■ Supplied information:
-*-*-

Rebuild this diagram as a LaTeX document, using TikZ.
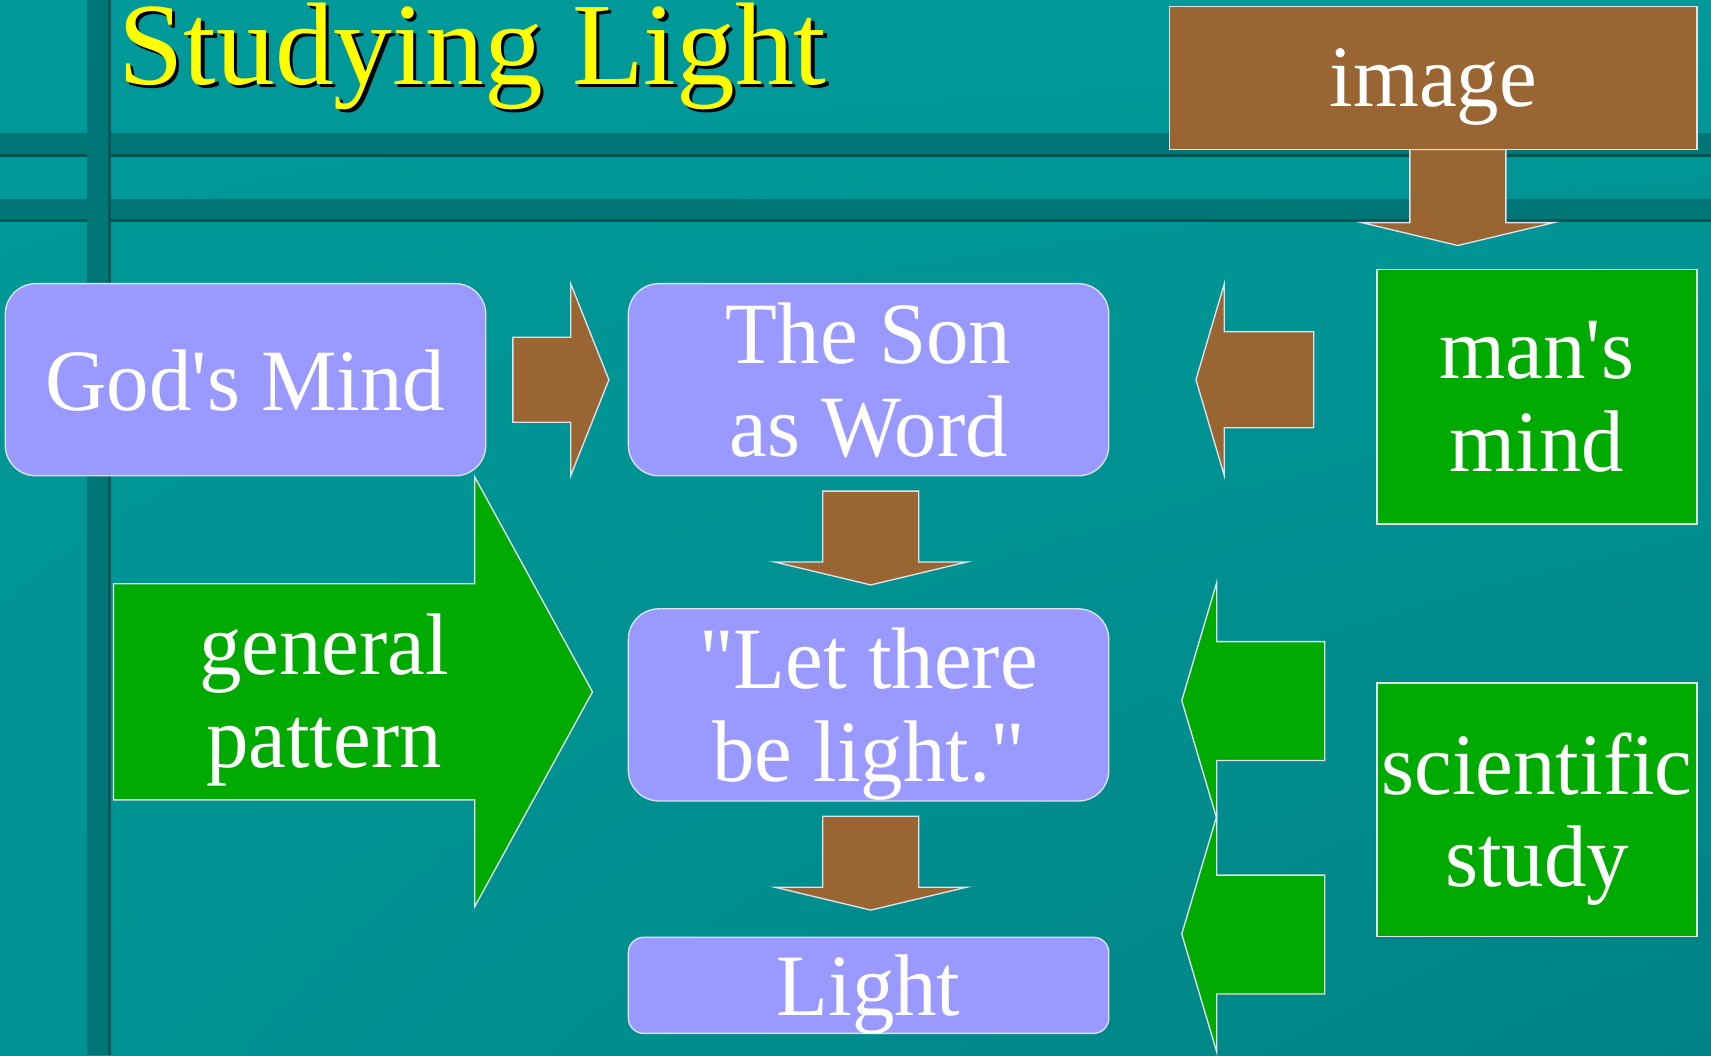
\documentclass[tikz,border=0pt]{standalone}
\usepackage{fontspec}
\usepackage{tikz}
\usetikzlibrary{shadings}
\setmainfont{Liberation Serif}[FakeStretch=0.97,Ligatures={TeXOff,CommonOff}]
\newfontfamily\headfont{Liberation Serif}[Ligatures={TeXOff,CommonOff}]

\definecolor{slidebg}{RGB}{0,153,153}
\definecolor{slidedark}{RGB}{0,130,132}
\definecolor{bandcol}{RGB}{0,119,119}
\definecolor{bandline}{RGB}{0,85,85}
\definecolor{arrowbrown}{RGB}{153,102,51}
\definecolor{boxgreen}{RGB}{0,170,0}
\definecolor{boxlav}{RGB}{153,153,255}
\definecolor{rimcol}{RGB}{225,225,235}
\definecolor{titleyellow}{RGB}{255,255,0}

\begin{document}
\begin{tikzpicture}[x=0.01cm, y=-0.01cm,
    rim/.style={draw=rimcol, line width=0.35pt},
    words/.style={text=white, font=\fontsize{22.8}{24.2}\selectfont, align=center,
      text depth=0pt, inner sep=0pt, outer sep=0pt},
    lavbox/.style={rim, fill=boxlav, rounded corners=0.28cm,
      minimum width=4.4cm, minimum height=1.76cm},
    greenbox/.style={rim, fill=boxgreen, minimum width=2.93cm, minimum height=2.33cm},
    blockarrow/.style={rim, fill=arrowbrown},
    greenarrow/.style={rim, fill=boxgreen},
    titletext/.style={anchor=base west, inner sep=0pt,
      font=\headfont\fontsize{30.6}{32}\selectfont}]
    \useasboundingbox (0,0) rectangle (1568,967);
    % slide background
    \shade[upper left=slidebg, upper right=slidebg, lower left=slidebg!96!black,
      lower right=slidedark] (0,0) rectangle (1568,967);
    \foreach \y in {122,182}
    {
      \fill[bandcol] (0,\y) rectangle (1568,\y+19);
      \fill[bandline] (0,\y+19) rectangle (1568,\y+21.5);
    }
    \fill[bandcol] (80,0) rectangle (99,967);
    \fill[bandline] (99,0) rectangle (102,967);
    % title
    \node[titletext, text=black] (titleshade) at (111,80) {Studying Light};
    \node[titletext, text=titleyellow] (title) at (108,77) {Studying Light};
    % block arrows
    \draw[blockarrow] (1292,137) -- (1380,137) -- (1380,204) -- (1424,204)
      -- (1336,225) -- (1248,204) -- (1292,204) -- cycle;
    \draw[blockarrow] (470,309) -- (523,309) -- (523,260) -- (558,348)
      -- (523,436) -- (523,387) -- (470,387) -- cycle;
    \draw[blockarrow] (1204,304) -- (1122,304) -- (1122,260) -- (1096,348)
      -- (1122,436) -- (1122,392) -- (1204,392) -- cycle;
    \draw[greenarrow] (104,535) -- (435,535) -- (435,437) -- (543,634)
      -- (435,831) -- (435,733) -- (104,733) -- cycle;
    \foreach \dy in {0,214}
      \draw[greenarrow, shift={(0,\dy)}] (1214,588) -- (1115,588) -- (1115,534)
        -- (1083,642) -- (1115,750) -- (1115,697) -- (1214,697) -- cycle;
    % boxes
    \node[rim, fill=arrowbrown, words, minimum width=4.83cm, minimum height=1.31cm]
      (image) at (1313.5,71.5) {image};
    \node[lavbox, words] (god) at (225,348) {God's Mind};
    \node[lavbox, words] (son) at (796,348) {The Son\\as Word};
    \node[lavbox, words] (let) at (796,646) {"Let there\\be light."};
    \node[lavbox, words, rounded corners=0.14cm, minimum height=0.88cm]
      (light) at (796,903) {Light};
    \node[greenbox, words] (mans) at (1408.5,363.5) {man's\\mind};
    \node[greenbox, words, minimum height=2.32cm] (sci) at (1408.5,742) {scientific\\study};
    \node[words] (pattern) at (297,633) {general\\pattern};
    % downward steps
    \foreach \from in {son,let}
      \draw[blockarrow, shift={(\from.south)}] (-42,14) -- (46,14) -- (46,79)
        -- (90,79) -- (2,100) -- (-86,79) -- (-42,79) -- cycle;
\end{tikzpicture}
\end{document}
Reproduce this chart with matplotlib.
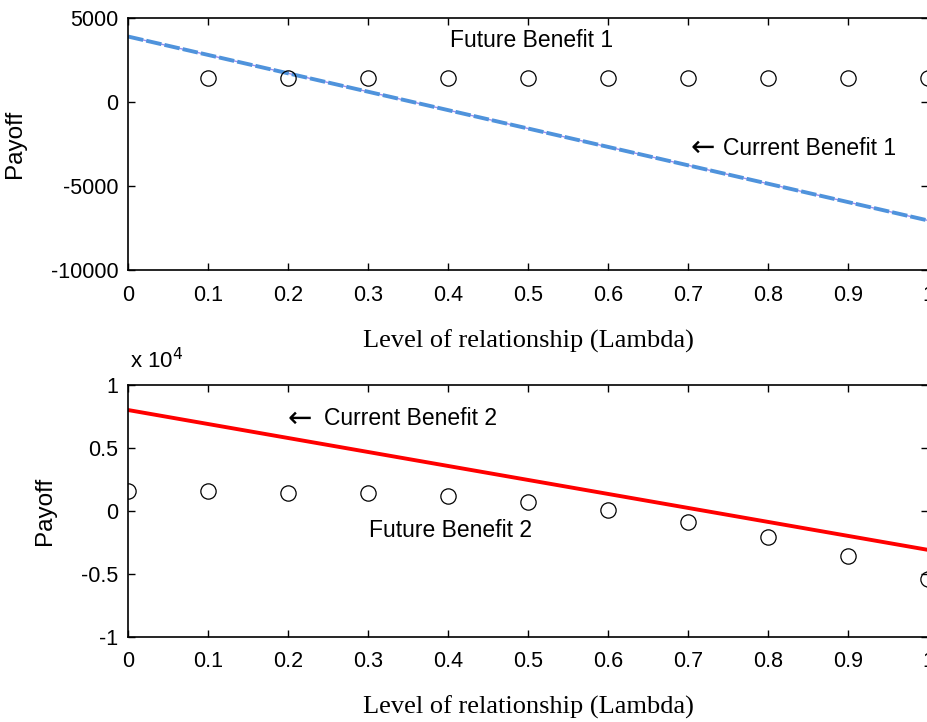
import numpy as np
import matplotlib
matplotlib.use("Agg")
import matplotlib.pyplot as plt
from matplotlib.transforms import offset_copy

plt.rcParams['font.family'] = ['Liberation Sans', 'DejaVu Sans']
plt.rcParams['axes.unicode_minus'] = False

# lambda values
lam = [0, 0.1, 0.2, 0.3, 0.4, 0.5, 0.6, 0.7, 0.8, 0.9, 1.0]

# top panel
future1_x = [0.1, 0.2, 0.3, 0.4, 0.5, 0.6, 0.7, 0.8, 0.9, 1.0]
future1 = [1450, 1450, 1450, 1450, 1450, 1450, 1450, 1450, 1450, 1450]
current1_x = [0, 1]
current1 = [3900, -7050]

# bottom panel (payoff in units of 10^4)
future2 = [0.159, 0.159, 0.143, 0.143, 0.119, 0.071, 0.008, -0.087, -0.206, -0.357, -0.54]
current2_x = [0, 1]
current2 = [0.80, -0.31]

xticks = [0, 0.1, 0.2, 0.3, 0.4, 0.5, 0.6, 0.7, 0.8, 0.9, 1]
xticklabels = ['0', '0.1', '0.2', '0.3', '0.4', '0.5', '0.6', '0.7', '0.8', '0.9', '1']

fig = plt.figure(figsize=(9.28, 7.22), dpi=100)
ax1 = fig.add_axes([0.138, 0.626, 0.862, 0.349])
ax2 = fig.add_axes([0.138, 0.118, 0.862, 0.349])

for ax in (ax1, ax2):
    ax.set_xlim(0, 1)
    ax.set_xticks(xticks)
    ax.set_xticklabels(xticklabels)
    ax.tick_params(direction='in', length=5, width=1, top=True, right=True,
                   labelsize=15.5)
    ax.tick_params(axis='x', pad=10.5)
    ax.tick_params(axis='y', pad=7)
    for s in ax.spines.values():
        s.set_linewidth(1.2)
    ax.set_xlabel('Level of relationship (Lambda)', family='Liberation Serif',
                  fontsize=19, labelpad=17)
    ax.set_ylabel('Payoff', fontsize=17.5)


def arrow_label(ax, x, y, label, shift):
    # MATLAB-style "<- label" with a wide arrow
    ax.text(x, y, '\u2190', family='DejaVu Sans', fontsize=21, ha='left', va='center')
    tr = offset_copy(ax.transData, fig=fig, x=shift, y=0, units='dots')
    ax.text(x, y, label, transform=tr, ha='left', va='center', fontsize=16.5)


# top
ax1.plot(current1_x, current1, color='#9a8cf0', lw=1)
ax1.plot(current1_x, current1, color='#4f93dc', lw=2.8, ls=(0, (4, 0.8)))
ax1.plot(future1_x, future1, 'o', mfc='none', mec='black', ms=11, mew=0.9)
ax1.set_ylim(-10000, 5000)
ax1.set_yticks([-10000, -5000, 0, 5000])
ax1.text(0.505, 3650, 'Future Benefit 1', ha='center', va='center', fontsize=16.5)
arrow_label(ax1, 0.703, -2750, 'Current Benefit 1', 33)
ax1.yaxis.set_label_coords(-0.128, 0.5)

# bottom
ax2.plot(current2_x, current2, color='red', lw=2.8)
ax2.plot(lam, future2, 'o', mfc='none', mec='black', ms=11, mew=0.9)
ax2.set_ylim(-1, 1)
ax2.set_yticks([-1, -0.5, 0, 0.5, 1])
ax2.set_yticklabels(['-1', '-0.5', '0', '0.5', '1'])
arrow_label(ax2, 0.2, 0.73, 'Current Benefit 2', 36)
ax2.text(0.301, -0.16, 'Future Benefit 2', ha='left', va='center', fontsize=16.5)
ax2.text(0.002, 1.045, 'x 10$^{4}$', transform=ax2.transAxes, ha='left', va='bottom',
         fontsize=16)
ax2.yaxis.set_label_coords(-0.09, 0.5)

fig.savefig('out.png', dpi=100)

-*-*-

■ Your goal: Output nothing except the lines from the one containing "Reproduce this chart with matplotlib." through the one containing "current1 = [3900, -7050]", both kept, with the pictures removed.

■ Answer:
Reproduce this chart with matplotlib.
import numpy as np
import matplotlib
matplotlib.use("Agg")
import matplotlib.pyplot as plt
from matplotlib.transforms import offset_copy

plt.rcParams['font.family'] = ['Liberation Sans', 'DejaVu Sans']
plt.rcParams['axes.unicode_minus'] = False

# lambda values
lam = [0, 0.1, 0.2, 0.3, 0.4, 0.5, 0.6, 0.7, 0.8, 0.9, 1.0]

# top panel
future1_x = [0.1, 0.2, 0.3, 0.4, 0.5, 0.6, 0.7, 0.8, 0.9, 1.0]
future1 = [1450, 1450, 1450, 1450, 1450, 1450, 1450, 1450, 1450, 1450]
current1_x = [0, 1]
current1 = [3900, -7050]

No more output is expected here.